Brief. Go through the data and copy every line exactly, but not the images.

Data.
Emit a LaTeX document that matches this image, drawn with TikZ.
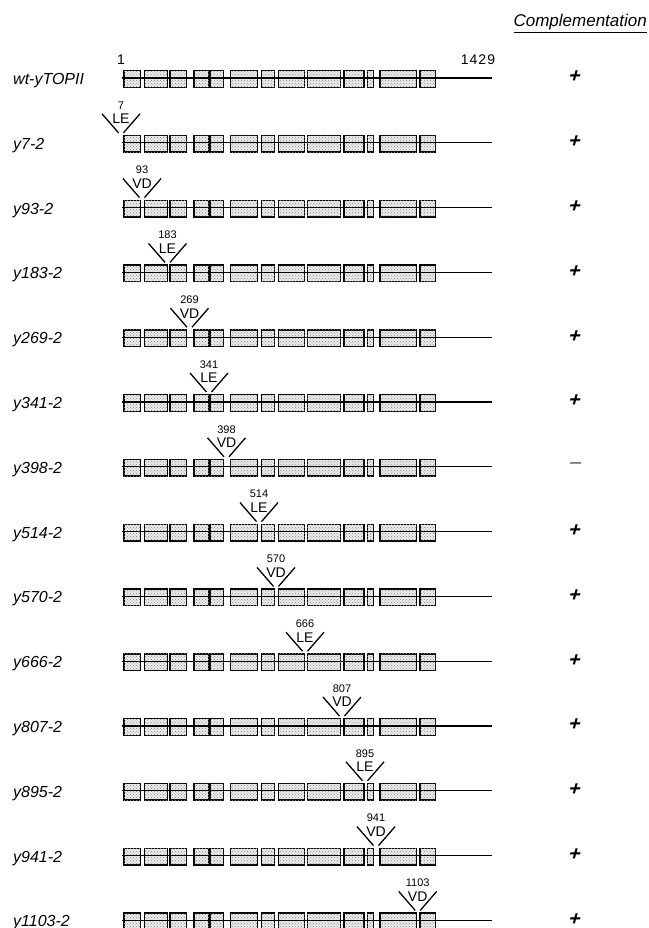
\documentclass[tikz,border=0pt]{standalone}
\usepackage{fontspec}
\setmainfont{Liberation Sans}
\usetikzlibrary{patterns}
\begin{document}
\begin{tikzpicture}[x=1pt,y=-1pt]
\tikzset{
 exon/.style={draw=black, line width=1.4pt, fill=black!8, postaction={pattern=crosshatch dots, pattern color=black!45}, minimum height=16.5pt, inner sep=0pt, anchor=west},
 dna/.style={line width=1.1pt},
 rowlabel/.style={anchor=base west, font=\fontsize{16}{16}\selectfont\itshape, inner sep=0pt},
 inslabel/.style={font=\fontsize{14}{14}\selectfont, inner sep=0pt},
 insnum/.style={font=\fontsize{11}{11}\selectfont, inner sep=0pt},
 vee/.style={line width=1.3pt},
 result/.style={font=\fontsize{20}{20}\selectfont\bfseries, inner sep=0pt, xslant=0.28, transform shape},
 coord/.style={font=\fontsize{14}{14}\selectfont, inner sep=0pt},
 compl/.style={font=\fontsize{17}{17}\selectfont\itshape, inner sep=0pt, anchor=base east}
}
\useasboundingbox (0,0) rectangle (648,928);
\node[compl] (compl) at (647,27) {\underline{Complementation}};
\node[coord] (start) at (121,60) {1};
\node[coord] (stop) at (478,60) {1\kern1pt4\kern1pt2\kern1pt9};
% rows
\foreach \k/\lab/\mx/\typ/\num/\res in {
 0/wt-yTOPII/0/{}/{}/+,
 1/y7-2/121/LE/7/+,
 2/y93-2/142/VD/93/+,
 3/y183-2/167.5/LE/183/+,
 4/y269-2/189.5/VD/269/+,
 5/y341-2/209/LE/341/+,
 6/y398-2/226.5/VD/398/{\mdseries\color{black!70}\textendash},
 7/y514-2/259/LE/514/+,
 8/y570-2/276/VD/570/+,
 9/y666-2/305/LE/666/+,
 10/y807-2/342/VD/807/+,
 11/y895-2/365/LE/895/+,
 12/y941-2/376/VD/941/+,
 13/y1103-2/417.7/VD/1103/+}
{
 \pgfmathsetmacro\y{79+64.8*\k}
 \node[rowlabel] (lab-\k) at (13,\y+5.5) {\lab};
 \foreach \i/\a/\b in {1/123.3/140, 2/144/166.7, 3/169.3/186, 4/193.3/208.3, 5/209.3/222.7, 6/230/256.7, 7/261/274, 8/277.7/304, 9/306.7/340, 10/343.3/363.3, 11/366.7/372.7, 12/379.3/416, 13/419.3/435}
 {
  \pgfmathsetmacro\w{\b-\a}
  \node[exon, minimum width=\w pt] (ex-\k-\i) at (\a,\y) {};
 }
 \coordinate (s-\k) at (122,\y-1);
 \coordinate (e-\k) at (492,\y-1);
 \draw[dna] (s-\k) -- (e-\k);
 \node[result] (res-\k) at (575,\y-2) {\res};
 \ifnum\k>0
  \coordinate (vl1-\k) at (\mx-19,\y-30);
  \coordinate (vl2-\k) at (\mx-2.5,\y-11);
  \coordinate (vr1-\k) at (\mx+19,\y-30);
  \coordinate (vr2-\k) at (\mx+2.5,\y-11);
  \draw[vee] (vl1-\k) -- (vl2-\k);
  \draw[vee] (vr1-\k) -- (vr2-\k);
  \node[inslabel] (ins-\k) at (\mx,\y-25) {\typ};
  \node[insnum] (num-\k) at (\mx,\y-38.5) {\num};
 \fi
}
\end{tikzpicture}
\end{document}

Expected output.
Emit a LaTeX document that matches this image, drawn with TikZ.
\documentclass[tikz,border=0pt]{standalone}
\usepackage{fontspec}
\setmainfont{Liberation Sans}
\usetikzlibrary{patterns}
\begin{document}
\begin{tikzpicture}[x=1pt,y=-1pt]
\tikzset{
 exon/.style={draw=black, line width=1.4pt, fill=black!8, postaction={pattern=crosshatch dots, pattern color=black!45}, minimum height=16.5pt, inner sep=0pt, anchor=west},
 dna/.style={line width=1.1pt},
 rowlabel/.style={anchor=base west, font=\fontsize{16}{16}\selectfont\itshape, inner sep=0pt},
 inslabel/.style={font=\fontsize{14}{14}\selectfont, inner sep=0pt},
 insnum/.style={font=\fontsize{11}{11}\selectfont, inner sep=0pt},
 vee/.style={line width=1.3pt},
 result/.style={font=\fontsize{20}{20}\selectfont\bfseries, inner sep=0pt, xslant=0.28, transform shape},
 coord/.style={font=\fontsize{14}{14}\selectfont, inner sep=0pt},
 compl/.style={font=\fontsize{17}{17}\selectfont\itshape, inner sep=0pt, anchor=base east}
}
\useasboundingbox (0,0) rectangle (648,928);
\node[compl] (compl) at (647,27) {\underline{Complementation}};
\node[coord] (start) at (121,60) {1};
\node[coord] (stop) at (478,60) {1\kern1pt4\kern1pt2\kern1pt9};
% rows
\foreach \k/\lab/\mx/\typ/\num/\res in {
 0/wt-yTOPII/0/{}/{}/+,
 1/y7-2/121/LE/7/+,
 2/y93-2/142/VD/93/+,
 3/y183-2/167.5/LE/183/+,
 4/y269-2/189.5/VD/269/+,
 5/y341-2/209/LE/341/+,
 6/y398-2/226.5/VD/398/{\mdseries\color{black!70}\textendash},
 7/y514-2/259/LE/514/+,
 8/y570-2/276/VD/570/+,
 9/y666-2/305/LE/666/+,
 10/y807-2/342/VD/807/+,
 11/y895-2/365/LE/895/+,
 12/y941-2/376/VD/941/+,
 13/y1103-2/417.7/VD/1103/+}
{
 \pgfmathsetmacro\y{79+64.8*\k}
 \node[rowlabel] (lab-\k) at (13,\y+5.5) {\lab};
 \foreach \i/\a/\b in {1/123.3/140, 2/144/166.7, 3/169.3/186, 4/193.3/208.3, 5/209.3/222.7, 6/230/256.7, 7/261/274, 8/277.7/304, 9/306.7/340, 10/343.3/363.3, 11/366.7/372.7, 12/379.3/416, 13/419.3/435}
 {
  \pgfmathsetmacro\w{\b-\a}
  \node[exon, minimum width=\w pt] (ex-\k-\i) at (\a,\y) {};
 }
 \coordinate (s-\k) at (122,\y-1);
 \coordinate (e-\k) at (492,\y-1);
 \draw[dna] (s-\k) -- (e-\k);
 \node[result] (res-\k) at (575,\y-2) {\res};
 \ifnum\k>0
  \coordinate (vl1-\k) at (\mx-19,\y-30);
  \coordinate (vl2-\k) at (\mx-2.5,\y-11);
  \coordinate (vr1-\k) at (\mx+19,\y-30);
  \coordinate (vr2-\k) at (\mx+2.5,\y-11);
  \draw[vee] (vl1-\k) -- (vl2-\k);
  \draw[vee] (vr1-\k) -- (vr2-\k);
  \node[inslabel] (ins-\k) at (\mx,\y-25) {\typ};
  \node[insnum] (num-\k) at (\mx,\y-38.5) {\num};
 \fi
}
\end{tikzpicture}
\end{document}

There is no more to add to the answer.